**Exercise details**: Write out the material below again, unchanged.

* * * * *

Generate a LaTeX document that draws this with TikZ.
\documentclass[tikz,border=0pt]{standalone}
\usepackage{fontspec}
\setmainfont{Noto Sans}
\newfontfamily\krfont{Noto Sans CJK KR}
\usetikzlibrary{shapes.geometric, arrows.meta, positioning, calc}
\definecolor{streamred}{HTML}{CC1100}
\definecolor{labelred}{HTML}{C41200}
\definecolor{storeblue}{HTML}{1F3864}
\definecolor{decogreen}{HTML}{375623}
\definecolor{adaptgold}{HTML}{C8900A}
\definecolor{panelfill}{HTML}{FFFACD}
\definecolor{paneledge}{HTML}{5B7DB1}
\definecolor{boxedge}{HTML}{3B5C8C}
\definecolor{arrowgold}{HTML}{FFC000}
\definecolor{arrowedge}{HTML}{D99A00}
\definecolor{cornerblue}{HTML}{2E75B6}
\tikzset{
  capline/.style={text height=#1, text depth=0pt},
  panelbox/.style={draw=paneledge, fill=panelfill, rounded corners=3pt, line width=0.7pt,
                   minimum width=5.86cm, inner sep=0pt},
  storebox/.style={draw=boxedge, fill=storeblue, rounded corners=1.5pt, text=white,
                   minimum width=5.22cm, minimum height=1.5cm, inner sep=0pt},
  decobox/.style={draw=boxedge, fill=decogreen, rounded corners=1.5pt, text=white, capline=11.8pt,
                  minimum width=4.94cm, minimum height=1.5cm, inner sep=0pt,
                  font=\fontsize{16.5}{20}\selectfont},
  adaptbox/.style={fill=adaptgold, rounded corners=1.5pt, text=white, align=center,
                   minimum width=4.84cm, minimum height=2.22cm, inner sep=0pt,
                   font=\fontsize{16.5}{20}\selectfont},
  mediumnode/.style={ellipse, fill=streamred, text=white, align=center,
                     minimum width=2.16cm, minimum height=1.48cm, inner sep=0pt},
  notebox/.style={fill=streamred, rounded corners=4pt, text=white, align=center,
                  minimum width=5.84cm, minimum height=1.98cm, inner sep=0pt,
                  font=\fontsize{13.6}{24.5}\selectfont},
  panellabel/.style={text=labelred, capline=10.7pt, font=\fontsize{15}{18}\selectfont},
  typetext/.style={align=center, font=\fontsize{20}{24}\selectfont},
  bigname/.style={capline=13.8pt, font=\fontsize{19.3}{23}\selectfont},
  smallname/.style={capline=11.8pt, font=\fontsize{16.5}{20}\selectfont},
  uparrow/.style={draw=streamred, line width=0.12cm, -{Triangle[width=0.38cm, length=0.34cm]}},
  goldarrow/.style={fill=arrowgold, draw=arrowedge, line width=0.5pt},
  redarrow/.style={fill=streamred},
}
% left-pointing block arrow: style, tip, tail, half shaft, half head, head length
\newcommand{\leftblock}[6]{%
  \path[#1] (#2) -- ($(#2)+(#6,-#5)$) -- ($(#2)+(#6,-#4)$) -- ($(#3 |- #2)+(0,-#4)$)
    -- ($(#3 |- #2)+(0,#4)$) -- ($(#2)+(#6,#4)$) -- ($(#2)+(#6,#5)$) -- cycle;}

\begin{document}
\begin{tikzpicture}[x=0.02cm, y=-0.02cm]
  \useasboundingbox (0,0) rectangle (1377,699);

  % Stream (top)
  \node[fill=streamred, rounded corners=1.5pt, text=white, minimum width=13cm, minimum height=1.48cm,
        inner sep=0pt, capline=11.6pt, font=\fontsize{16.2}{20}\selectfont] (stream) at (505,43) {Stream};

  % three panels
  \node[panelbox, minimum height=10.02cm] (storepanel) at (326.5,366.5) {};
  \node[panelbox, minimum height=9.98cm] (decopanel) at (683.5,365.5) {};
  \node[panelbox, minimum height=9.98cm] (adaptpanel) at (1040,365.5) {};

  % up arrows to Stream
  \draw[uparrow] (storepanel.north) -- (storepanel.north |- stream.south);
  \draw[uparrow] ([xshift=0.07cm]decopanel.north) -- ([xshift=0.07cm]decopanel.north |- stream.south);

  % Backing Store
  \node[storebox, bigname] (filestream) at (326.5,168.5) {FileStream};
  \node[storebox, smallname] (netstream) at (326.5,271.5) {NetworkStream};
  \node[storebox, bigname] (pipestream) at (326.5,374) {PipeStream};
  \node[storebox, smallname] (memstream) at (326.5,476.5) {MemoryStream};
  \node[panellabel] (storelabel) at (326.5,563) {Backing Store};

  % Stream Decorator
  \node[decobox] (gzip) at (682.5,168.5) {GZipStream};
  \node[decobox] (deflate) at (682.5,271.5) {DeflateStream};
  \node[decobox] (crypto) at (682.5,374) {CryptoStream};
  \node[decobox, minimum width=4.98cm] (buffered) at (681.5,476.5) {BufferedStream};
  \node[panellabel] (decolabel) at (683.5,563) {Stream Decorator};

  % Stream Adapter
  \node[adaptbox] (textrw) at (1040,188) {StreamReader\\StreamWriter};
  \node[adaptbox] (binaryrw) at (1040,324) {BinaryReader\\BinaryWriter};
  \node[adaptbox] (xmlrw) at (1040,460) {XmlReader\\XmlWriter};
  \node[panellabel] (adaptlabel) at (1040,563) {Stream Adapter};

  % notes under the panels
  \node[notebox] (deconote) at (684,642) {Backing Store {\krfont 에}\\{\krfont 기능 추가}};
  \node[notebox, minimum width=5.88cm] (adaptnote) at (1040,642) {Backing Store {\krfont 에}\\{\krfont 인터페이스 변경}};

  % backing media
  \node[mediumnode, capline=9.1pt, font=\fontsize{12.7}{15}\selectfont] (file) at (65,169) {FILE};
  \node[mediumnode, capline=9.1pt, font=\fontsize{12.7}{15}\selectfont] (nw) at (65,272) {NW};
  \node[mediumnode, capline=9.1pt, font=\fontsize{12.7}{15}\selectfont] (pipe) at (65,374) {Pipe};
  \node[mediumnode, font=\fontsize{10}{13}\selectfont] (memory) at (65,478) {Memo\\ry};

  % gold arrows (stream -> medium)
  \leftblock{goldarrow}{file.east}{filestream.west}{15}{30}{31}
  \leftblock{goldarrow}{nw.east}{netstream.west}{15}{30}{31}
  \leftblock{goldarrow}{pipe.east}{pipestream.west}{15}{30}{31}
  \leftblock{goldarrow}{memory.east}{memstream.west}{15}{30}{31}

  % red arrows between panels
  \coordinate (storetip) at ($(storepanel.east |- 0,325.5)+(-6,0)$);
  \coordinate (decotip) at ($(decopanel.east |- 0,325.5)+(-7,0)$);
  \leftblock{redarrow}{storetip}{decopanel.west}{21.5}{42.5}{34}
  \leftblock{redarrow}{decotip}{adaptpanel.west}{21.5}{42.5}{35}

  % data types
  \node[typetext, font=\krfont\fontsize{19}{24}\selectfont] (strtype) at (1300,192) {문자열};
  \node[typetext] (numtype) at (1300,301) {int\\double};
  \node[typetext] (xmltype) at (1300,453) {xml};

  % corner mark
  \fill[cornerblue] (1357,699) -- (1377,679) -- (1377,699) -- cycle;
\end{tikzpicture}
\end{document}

* * * * *

**Problem solution**:
Generate a LaTeX document that draws this with TikZ.
\documentclass[tikz,border=0pt]{standalone}
\usepackage{fontspec}
\setmainfont{Noto Sans}
\newfontfamily\krfont{Noto Sans CJK KR}
\usetikzlibrary{shapes.geometric, arrows.meta, positioning, calc}
\definecolor{streamred}{HTML}{CC1100}
\definecolor{labelred}{HTML}{C41200}
\definecolor{storeblue}{HTML}{1F3864}
\definecolor{decogreen}{HTML}{375623}
\definecolor{adaptgold}{HTML}{C8900A}
\definecolor{panelfill}{HTML}{FFFACD}
\definecolor{paneledge}{HTML}{5B7DB1}
\definecolor{boxedge}{HTML}{3B5C8C}
\definecolor{arrowgold}{HTML}{FFC000}
\definecolor{arrowedge}{HTML}{D99A00}
\definecolor{cornerblue}{HTML}{2E75B6}
\tikzset{
  capline/.style={text height=#1, text depth=0pt},
  panelbox/.style={draw=paneledge, fill=panelfill, rounded corners=3pt, line width=0.7pt,
                   minimum width=5.86cm, inner sep=0pt},
  storebox/.style={draw=boxedge, fill=storeblue, rounded corners=1.5pt, text=white,
                   minimum width=5.22cm, minimum height=1.5cm, inner sep=0pt},
  decobox/.style={draw=boxedge, fill=decogreen, rounded corners=1.5pt, text=white, capline=11.8pt,
                  minimum width=4.94cm, minimum height=1.5cm, inner sep=0pt,
                  font=\fontsize{16.5}{20}\selectfont},
  adaptbox/.style={fill=adaptgold, rounded corners=1.5pt, text=white, align=center,
                   minimum width=4.84cm, minimum height=2.22cm, inner sep=0pt,
                   font=\fontsize{16.5}{20}\selectfont},
  mediumnode/.style={ellipse, fill=streamred, text=white, align=center,
                     minimum width=2.16cm, minimum height=1.48cm, inner sep=0pt},
  notebox/.style={fill=streamred, rounded corners=4pt, text=white, align=center,
                  minimum width=5.84cm, minimum height=1.98cm, inner sep=0pt,
                  font=\fontsize{13.6}{24.5}\selectfont},
  panellabel/.style={text=labelred, capline=10.7pt, font=\fontsize{15}{18}\selectfont},
  typetext/.style={align=center, font=\fontsize{20}{24}\selectfont},
  bigname/.style={capline=13.8pt, font=\fontsize{19.3}{23}\selectfont},
  smallname/.style={capline=11.8pt, font=\fontsize{16.5}{20}\selectfont},
  uparrow/.style={draw=streamred, line width=0.12cm, -{Triangle[width=0.38cm, length=0.34cm]}},
  goldarrow/.style={fill=arrowgold, draw=arrowedge, line width=0.5pt},
  redarrow/.style={fill=streamred},
}
% left-pointing block arrow: style, tip, tail, half shaft, half head, head length
\newcommand{\leftblock}[6]{%
  \path[#1] (#2) -- ($(#2)+(#6,-#5)$) -- ($(#2)+(#6,-#4)$) -- ($(#3 |- #2)+(0,-#4)$)
    -- ($(#3 |- #2)+(0,#4)$) -- ($(#2)+(#6,#4)$) -- ($(#2)+(#6,#5)$) -- cycle;}

\begin{document}
\begin{tikzpicture}[x=0.02cm, y=-0.02cm]
  \useasboundingbox (0,0) rectangle (1377,699);

  % Stream (top)
  \node[fill=streamred, rounded corners=1.5pt, text=white, minimum width=13cm, minimum height=1.48cm,
        inner sep=0pt, capline=11.6pt, font=\fontsize{16.2}{20}\selectfont] (stream) at (505,43) {Stream};

  % three panels
  \node[panelbox, minimum height=10.02cm] (storepanel) at (326.5,366.5) {};
  \node[panelbox, minimum height=9.98cm] (decopanel) at (683.5,365.5) {};
  \node[panelbox, minimum height=9.98cm] (adaptpanel) at (1040,365.5) {};

  % up arrows to Stream
  \draw[uparrow] (storepanel.north) -- (storepanel.north |- stream.south);
  \draw[uparrow] ([xshift=0.07cm]decopanel.north) -- ([xshift=0.07cm]decopanel.north |- stream.south);

  % Backing Store
  \node[storebox, bigname] (filestream) at (326.5,168.5) {FileStream};
  \node[storebox, smallname] (netstream) at (326.5,271.5) {NetworkStream};
  \node[storebox, bigname] (pipestream) at (326.5,374) {PipeStream};
  \node[storebox, smallname] (memstream) at (326.5,476.5) {MemoryStream};
  \node[panellabel] (storelabel) at (326.5,563) {Backing Store};

  % Stream Decorator
  \node[decobox] (gzip) at (682.5,168.5) {GZipStream};
  \node[decobox] (deflate) at (682.5,271.5) {DeflateStream};
  \node[decobox] (crypto) at (682.5,374) {CryptoStream};
  \node[decobox, minimum width=4.98cm] (buffered) at (681.5,476.5) {BufferedStream};
  \node[panellabel] (decolabel) at (683.5,563) {Stream Decorator};

  % Stream Adapter
  \node[adaptbox] (textrw) at (1040,188) {StreamReader\\StreamWriter};
  \node[adaptbox] (binaryrw) at (1040,324) {BinaryReader\\BinaryWriter};
  \node[adaptbox] (xmlrw) at (1040,460) {XmlReader\\XmlWriter};
  \node[panellabel] (adaptlabel) at (1040,563) {Stream Adapter};

  % notes under the panels
  \node[notebox] (deconote) at (684,642) {Backing Store {\krfont 에}\\{\krfont 기능 추가}};
  \node[notebox, minimum width=5.88cm] (adaptnote) at (1040,642) {Backing Store {\krfont 에}\\{\krfont 인터페이스 변경}};

  % backing media
  \node[mediumnode, capline=9.1pt, font=\fontsize{12.7}{15}\selectfont] (file) at (65,169) {FILE};
  \node[mediumnode, capline=9.1pt, font=\fontsize{12.7}{15}\selectfont] (nw) at (65,272) {NW};
  \node[mediumnode, capline=9.1pt, font=\fontsize{12.7}{15}\selectfont] (pipe) at (65,374) {Pipe};
  \node[mediumnode, font=\fontsize{10}{13}\selectfont] (memory) at (65,478) {Memo\\ry};

  % gold arrows (stream -> medium)
  \leftblock{goldarrow}{file.east}{filestream.west}{15}{30}{31}
  \leftblock{goldarrow}{nw.east}{netstream.west}{15}{30}{31}
  \leftblock{goldarrow}{pipe.east}{pipestream.west}{15}{30}{31}
  \leftblock{goldarrow}{memory.east}{memstream.west}{15}{30}{31}

  % red arrows between panels
  \coordinate (storetip) at ($(storepanel.east |- 0,325.5)+(-6,0)$);
  \coordinate (decotip) at ($(decopanel.east |- 0,325.5)+(-7,0)$);
  \leftblock{redarrow}{storetip}{decopanel.west}{21.5}{42.5}{34}
  \leftblock{redarrow}{decotip}{adaptpanel.west}{21.5}{42.5}{35}

  % data types
  \node[typetext, font=\krfont\fontsize{19}{24}\selectfont] (strtype) at (1300,192) {문자열};
  \node[typetext] (numtype) at (1300,301) {int\\double};
  \node[typetext] (xmltype) at (1300,453) {xml};

  % corner mark
  \fill[cornerblue] (1357,699) -- (1377,679) -- (1377,699) -- cycle;
\end{tikzpicture}
\end{document}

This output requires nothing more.